吴大和尚家南边墙靠着一大灶台,装有两口大锅,一口烧热水,一口下馄饨、面条。吴大和尚家先把调料一碗一碗做好,是酱油、虾籽、胡椒粉、猪油、麻油、盐、葱花、生大蒜叶等。用少量的开水冲泡装有调料的碗,吃干拌面的不放水。每只冲好的调料碗都放入热水锅炖,盖上锅盖备用。食客来时,根据需要,在另一锅中下面、下馄饨,盛到热水锅内捞出的调料碗,把热腾腾带锅气的阳春面、馄饨,一碗碗送到食客手中。吴大和尚家的面讲究,是“跳”出来的,又叫做“跳面”。跳面可以切得极细极薄,下锅不浑汤,吃起来有韧劲而又柔软。
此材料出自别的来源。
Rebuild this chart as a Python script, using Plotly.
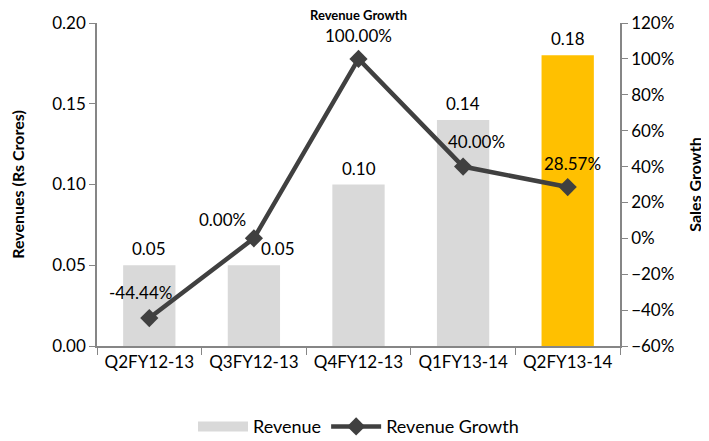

老板吴大和尚中等身材,不胖不瘦,光头,浓眉,一双眼睛大而圆,欠和善。平时寡言少语,很少看到他笑着迎送客人。与人吵起架来,声高气粗,还会骂人。老夫妻在店中经常吵架,他凶横时,老婆一般不理睬他,有时叽里咕噜回骂几声,不打持久战,店内做生意要紧。吴大和尚每天坐在店堂中间一张长方形桌子边,卖烧饼、面条筹子。筹子竹片做的,长约6公分、宽1公分,烙着“吳”字。筹子顶端刷着不同颜色,红、黄、蓝、绿、紫,分别代表面条、馄饨、饺面、油酥烧饼、草炉烧饼。空余时间,他也收拾客户吃剩下的碗筷,抹抹桌子,打扫卫生。
汪老在文中记述吴大和尚老婆,很真实。苗条身材,俏丽的桃花眼,能吃苦,干活麻利,俭朴,是受人尊敬的好主妇。吴大和尚有四个儿子和一个女儿。大儿子名字我叫不出,他是专门做烧饼的,人高高胖胖。二儿子吴同林,是一英俊、潇洒的小伙子,也在店内做烧饼。他娶了个外貌虽不漂亮但是精明能干的贤内助,对人态度和善、热情。她先协助婆婆下面,料理家务,后来成为吴大和尚家掌门人,里外一把手。吴同林生有一儿一女,小时侯都十分可爱。儿子吴大元,脸团团圆圆,女儿一双美丽会说话的眼睛,都给我留下深刻的印象,现在他们两兄妹也快七十岁了。吴大和尚三儿子,名字我也叫不出,解放后参加政府工作,在哪个部门做事不清楚,后来独立门户。四儿子吴同海,比我大一岁,人很聪明,上私塾学习时间不长,毛笔字写得很认真,端正像样。子承父业,他也做烧饼卖面条。几年前朱延庆先生釆访他时,说他中风了,现已病故。
1955年公私合营,吴大和尚二儿子儿媳,四儿子儿媳、女儿都进入高邮饮食服务公司,在饼面业合作商店工作。吴大和尚烧饼店,也就消失了,但店房仍由吴同林、吴同海两家共同居住。